Set exercise
Write out again exactly the lines from the one containing "Give me the matplotlib source for this chart." through the one containing "1.06, 1.06, 1.06, 1.06, 1.06, 1.07]", both included, and omit the pictures.

Provided records

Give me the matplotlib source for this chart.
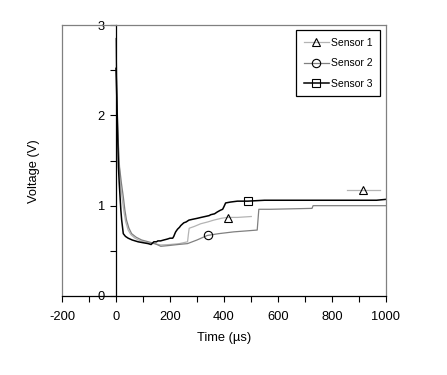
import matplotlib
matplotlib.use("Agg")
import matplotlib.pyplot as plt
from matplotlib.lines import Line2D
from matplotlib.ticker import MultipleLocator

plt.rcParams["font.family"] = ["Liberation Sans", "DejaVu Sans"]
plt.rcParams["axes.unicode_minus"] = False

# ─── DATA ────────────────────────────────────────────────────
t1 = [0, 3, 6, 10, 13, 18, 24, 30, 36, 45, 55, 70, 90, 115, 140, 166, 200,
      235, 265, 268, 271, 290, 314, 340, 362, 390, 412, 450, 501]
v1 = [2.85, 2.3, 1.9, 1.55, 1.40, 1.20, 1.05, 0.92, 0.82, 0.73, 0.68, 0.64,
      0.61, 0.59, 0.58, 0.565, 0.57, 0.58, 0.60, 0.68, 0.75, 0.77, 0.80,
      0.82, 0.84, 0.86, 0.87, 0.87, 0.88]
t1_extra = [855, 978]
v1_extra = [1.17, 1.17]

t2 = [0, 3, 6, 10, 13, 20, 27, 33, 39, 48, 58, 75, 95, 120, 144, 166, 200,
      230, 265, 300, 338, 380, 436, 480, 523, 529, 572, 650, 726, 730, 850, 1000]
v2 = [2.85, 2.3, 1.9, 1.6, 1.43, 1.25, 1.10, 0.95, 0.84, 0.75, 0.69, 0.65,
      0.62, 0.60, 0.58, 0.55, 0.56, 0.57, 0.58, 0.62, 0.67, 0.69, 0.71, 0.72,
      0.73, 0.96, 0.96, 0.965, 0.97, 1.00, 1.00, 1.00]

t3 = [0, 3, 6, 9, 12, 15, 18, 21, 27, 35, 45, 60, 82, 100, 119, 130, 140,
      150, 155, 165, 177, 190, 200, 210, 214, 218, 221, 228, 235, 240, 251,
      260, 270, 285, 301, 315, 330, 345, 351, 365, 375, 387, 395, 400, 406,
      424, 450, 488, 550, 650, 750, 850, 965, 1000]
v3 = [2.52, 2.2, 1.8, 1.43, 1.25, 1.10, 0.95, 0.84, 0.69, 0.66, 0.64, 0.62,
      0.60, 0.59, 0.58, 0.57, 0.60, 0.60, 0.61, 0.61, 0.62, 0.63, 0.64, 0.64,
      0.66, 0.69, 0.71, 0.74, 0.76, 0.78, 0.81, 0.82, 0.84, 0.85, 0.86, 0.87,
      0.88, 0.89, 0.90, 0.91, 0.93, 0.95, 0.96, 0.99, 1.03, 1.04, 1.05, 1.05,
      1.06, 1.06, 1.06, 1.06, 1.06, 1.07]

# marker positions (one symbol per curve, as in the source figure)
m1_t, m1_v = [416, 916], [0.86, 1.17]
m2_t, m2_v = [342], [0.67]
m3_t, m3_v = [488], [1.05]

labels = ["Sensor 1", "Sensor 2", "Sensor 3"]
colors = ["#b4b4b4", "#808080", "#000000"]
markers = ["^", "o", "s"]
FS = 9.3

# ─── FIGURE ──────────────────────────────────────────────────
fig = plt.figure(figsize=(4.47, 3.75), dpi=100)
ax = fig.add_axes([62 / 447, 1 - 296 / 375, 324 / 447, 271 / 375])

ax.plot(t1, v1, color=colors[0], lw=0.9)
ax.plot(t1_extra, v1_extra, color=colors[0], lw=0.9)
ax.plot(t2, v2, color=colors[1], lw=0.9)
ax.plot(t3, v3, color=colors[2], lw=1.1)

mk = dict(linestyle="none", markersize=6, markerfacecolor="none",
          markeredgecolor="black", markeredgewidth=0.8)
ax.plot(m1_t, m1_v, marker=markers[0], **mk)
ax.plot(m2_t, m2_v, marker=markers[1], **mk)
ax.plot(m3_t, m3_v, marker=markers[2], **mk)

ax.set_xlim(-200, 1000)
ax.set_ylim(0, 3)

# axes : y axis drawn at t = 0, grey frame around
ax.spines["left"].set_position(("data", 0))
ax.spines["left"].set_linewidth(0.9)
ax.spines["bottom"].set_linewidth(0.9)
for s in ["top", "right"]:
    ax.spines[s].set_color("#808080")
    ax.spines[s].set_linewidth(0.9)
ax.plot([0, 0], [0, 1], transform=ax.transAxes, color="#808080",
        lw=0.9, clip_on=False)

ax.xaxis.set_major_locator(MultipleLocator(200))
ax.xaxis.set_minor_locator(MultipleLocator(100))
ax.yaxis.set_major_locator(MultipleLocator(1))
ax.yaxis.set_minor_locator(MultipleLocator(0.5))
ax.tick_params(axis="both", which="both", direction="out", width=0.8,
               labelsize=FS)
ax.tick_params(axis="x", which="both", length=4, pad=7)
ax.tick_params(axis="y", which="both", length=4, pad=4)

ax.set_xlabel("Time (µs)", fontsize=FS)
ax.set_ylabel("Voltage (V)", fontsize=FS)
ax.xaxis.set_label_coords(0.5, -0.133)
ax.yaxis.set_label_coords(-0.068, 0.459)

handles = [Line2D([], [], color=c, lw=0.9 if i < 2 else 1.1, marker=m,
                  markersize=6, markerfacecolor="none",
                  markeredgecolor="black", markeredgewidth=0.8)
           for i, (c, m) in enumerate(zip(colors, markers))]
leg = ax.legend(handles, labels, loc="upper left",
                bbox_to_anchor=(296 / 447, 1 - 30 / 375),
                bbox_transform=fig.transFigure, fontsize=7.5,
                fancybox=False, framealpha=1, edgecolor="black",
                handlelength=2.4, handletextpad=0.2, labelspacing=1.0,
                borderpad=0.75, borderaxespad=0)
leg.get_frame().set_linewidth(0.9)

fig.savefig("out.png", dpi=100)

...

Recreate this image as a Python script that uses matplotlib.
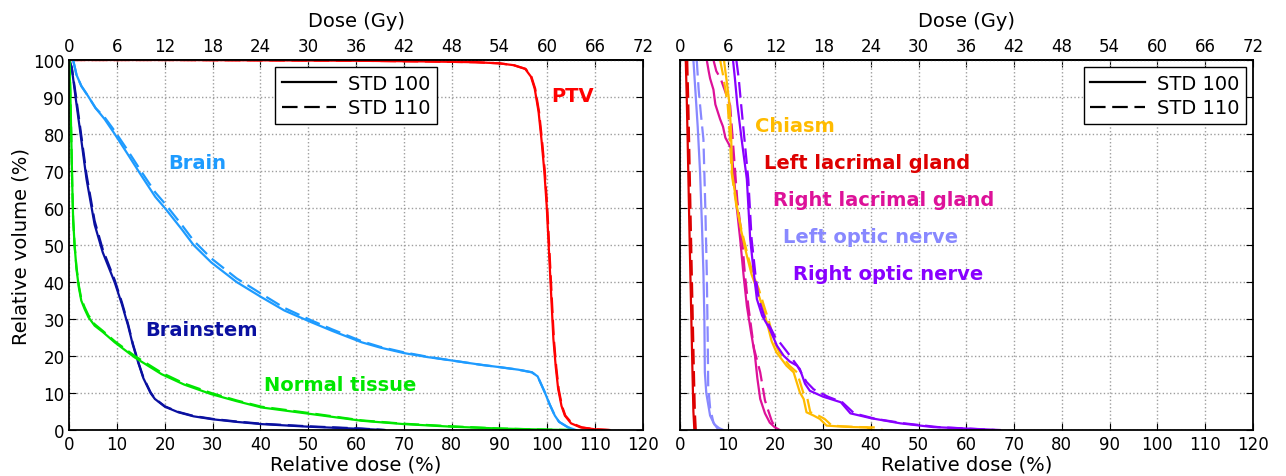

--

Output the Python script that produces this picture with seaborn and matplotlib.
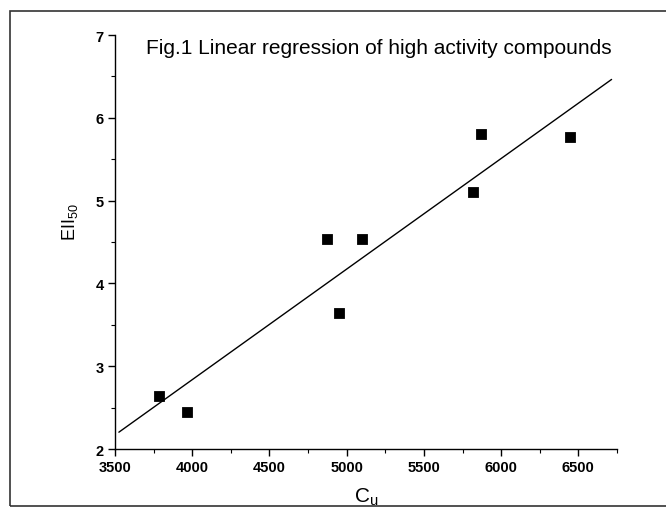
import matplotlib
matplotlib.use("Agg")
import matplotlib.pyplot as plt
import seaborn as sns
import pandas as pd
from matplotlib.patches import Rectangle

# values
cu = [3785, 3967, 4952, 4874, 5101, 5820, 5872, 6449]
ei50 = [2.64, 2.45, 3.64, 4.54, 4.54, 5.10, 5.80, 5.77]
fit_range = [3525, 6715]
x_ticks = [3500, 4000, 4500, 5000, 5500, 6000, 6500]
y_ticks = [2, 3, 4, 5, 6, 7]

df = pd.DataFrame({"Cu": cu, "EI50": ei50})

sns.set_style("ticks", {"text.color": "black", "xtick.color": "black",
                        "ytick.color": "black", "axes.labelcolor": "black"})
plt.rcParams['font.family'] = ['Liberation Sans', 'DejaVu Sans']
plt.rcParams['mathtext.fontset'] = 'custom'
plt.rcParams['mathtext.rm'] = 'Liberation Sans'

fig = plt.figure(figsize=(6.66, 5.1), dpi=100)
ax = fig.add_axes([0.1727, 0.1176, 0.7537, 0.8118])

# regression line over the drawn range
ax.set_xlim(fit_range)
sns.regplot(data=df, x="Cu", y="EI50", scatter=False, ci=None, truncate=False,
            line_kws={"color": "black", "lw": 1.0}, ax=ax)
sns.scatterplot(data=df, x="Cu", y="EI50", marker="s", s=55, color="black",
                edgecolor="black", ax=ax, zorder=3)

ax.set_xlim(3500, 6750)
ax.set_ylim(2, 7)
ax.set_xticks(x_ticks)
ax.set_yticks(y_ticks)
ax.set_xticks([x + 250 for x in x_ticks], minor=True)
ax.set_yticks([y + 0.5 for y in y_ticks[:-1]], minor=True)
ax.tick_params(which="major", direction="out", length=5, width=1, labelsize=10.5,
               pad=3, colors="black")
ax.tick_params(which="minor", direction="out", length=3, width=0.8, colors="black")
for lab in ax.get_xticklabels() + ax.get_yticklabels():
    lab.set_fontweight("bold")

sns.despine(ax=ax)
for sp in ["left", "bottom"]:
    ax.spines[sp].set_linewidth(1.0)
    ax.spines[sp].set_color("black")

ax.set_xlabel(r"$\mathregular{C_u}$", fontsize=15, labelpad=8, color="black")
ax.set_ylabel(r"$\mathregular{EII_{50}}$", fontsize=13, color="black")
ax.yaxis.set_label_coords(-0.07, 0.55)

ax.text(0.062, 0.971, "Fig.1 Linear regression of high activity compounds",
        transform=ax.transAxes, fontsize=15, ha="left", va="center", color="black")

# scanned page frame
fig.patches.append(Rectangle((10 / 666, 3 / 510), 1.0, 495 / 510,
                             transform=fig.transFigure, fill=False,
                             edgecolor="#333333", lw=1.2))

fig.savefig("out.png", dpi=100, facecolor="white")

Response to this task
Give me the matplotlib source for this chart.
import matplotlib
matplotlib.use("Agg")
import matplotlib.pyplot as plt
from matplotlib.lines import Line2D
from matplotlib.ticker import MultipleLocator

plt.rcParams["font.family"] = ["Liberation Sans", "DejaVu Sans"]
plt.rcParams["axes.unicode_minus"] = False

# ─── DATA ────────────────────────────────────────────────────
t1 = [0, 3, 6, 10, 13, 18, 24, 30, 36, 45, 55, 70, 90, 115, 140, 166, 200,
      235, 265, 268, 271, 290, 314, 340, 362, 390, 412, 450, 501]
v1 = [2.85, 2.3, 1.9, 1.55, 1.40, 1.20, 1.05, 0.92, 0.82, 0.73, 0.68, 0.64,
      0.61, 0.59, 0.58, 0.565, 0.57, 0.58, 0.60, 0.68, 0.75, 0.77, 0.80,
      0.82, 0.84, 0.86, 0.87, 0.87, 0.88]
t1_extra = [855, 978]
v1_extra = [1.17, 1.17]

t2 = [0, 3, 6, 10, 13, 20, 27, 33, 39, 48, 58, 75, 95, 120, 144, 166, 200,
      230, 265, 300, 338, 380, 436, 480, 523, 529, 572, 650, 726, 730, 850, 1000]
v2 = [2.85, 2.3, 1.9, 1.6, 1.43, 1.25, 1.10, 0.95, 0.84, 0.75, 0.69, 0.65,
      0.62, 0.60, 0.58, 0.55, 0.56, 0.57, 0.58, 0.62, 0.67, 0.69, 0.71, 0.72,
      0.73, 0.96, 0.96, 0.965, 0.97, 1.00, 1.00, 1.00]

t3 = [0, 3, 6, 9, 12, 15, 18, 21, 27, 35, 45, 60, 82, 100, 119, 130, 140,
      150, 155, 165, 177, 190, 200, 210, 214, 218, 221, 228, 235, 240, 251,
      260, 270, 285, 301, 315, 330, 345, 351, 365, 375, 387, 395, 400, 406,
      424, 450, 488, 550, 650, 750, 850, 965, 1000]
v3 = [2.52, 2.2, 1.8, 1.43, 1.25, 1.10, 0.95, 0.84, 0.69, 0.66, 0.64, 0.62,
      0.60, 0.59, 0.58, 0.57, 0.60, 0.60, 0.61, 0.61, 0.62, 0.63, 0.64, 0.64,
      0.66, 0.69, 0.71, 0.74, 0.76, 0.78, 0.81, 0.82, 0.84, 0.85, 0.86, 0.87,
      0.88, 0.89, 0.90, 0.91, 0.93, 0.95, 0.96, 0.99, 1.03, 1.04, 1.05, 1.05,
      1.06, 1.06, 1.06, 1.06, 1.06, 1.07]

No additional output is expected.